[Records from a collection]
## Begin
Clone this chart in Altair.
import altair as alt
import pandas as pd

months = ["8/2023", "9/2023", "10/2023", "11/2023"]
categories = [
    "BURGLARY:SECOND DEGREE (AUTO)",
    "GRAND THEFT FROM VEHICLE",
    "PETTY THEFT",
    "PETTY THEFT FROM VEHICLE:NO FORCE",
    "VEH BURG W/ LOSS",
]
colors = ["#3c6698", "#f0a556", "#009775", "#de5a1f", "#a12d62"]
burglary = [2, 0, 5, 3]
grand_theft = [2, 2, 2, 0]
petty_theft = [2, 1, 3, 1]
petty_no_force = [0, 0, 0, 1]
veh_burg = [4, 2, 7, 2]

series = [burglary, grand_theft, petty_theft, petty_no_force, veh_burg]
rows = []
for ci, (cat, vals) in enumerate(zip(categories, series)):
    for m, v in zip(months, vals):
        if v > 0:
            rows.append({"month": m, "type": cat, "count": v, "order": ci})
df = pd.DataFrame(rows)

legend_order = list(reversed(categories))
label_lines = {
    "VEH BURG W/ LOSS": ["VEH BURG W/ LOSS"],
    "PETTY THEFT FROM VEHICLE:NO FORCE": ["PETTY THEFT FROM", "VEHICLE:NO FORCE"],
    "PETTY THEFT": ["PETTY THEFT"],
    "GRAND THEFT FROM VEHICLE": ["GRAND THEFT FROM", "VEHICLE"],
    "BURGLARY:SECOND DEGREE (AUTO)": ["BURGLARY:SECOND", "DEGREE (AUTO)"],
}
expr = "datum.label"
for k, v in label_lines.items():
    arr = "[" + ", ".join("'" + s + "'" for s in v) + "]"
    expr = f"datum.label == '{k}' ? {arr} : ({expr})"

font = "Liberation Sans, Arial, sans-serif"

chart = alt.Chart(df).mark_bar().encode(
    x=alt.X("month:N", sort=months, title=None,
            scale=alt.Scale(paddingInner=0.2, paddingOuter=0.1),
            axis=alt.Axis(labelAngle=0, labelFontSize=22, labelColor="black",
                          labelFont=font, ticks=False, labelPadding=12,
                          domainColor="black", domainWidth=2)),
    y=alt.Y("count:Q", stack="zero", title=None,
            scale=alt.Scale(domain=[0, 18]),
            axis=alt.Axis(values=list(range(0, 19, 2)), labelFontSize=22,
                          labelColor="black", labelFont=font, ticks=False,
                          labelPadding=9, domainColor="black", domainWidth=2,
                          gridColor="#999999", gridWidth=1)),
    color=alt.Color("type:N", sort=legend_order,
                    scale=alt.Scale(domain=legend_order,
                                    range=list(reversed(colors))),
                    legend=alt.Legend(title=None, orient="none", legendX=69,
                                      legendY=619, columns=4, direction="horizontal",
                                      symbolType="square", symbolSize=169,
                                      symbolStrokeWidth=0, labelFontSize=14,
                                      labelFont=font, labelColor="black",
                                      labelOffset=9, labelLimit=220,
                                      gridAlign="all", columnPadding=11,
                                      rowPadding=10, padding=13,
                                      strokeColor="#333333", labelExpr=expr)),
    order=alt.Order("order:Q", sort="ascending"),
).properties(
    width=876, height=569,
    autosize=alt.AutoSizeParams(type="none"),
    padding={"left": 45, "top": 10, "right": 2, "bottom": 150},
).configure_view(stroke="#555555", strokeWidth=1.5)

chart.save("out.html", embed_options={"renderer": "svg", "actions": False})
## End
## Begin
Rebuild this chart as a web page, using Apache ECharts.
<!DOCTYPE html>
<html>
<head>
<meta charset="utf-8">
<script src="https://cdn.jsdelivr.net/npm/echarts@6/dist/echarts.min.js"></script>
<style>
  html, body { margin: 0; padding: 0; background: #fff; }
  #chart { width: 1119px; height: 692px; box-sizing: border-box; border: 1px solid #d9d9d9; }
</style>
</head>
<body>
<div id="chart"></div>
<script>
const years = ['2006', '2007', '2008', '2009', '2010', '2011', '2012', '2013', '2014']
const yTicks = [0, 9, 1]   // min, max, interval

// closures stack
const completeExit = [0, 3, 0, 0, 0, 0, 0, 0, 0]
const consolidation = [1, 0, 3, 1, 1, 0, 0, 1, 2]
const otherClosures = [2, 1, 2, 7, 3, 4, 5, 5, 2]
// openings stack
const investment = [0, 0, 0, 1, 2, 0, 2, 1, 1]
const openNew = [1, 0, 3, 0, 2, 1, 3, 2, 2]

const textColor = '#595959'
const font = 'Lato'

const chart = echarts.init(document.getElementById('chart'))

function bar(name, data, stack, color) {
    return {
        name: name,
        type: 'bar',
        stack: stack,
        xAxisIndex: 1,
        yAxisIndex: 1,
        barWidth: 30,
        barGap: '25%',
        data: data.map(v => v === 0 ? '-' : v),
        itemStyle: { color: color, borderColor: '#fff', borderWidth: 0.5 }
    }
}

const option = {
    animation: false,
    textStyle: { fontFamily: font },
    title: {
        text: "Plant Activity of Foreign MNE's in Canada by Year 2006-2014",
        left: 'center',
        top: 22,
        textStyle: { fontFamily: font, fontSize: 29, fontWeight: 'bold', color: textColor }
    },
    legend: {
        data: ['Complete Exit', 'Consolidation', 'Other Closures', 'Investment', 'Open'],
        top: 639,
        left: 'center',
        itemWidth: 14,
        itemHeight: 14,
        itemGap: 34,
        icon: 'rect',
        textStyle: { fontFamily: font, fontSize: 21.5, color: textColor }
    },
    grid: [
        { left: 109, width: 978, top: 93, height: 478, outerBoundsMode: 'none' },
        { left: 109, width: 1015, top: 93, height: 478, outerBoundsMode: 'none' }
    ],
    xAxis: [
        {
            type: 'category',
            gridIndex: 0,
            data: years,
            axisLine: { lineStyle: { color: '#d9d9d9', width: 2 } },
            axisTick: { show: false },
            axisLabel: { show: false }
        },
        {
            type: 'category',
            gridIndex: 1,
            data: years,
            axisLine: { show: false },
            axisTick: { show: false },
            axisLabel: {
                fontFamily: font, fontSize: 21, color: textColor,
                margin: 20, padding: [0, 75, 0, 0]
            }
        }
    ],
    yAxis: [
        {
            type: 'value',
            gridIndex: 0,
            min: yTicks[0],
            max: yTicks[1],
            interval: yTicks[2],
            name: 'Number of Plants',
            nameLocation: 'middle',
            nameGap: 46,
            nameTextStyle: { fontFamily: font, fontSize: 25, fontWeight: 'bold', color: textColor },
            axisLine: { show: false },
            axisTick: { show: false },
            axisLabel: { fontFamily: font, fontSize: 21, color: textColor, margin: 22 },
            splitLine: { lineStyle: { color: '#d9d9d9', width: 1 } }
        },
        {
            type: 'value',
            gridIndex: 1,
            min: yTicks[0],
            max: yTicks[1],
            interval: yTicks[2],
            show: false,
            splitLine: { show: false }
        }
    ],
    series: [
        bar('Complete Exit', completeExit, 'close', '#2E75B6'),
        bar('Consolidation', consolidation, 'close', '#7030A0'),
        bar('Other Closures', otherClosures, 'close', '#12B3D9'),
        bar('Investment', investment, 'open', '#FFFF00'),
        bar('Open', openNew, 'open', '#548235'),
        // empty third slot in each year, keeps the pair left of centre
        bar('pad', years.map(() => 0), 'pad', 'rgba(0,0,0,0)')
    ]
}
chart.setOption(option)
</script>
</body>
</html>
## End
### YOUR INSTRUCTIONS
From the entries above, give again exactly the lines running from the line with "Clone this chart in Altair." to the line with "import pandas as pd"; include both of those lines.

### FULL RESPONSE
Clone this chart in Altair.
import altair as alt
import pandas as pd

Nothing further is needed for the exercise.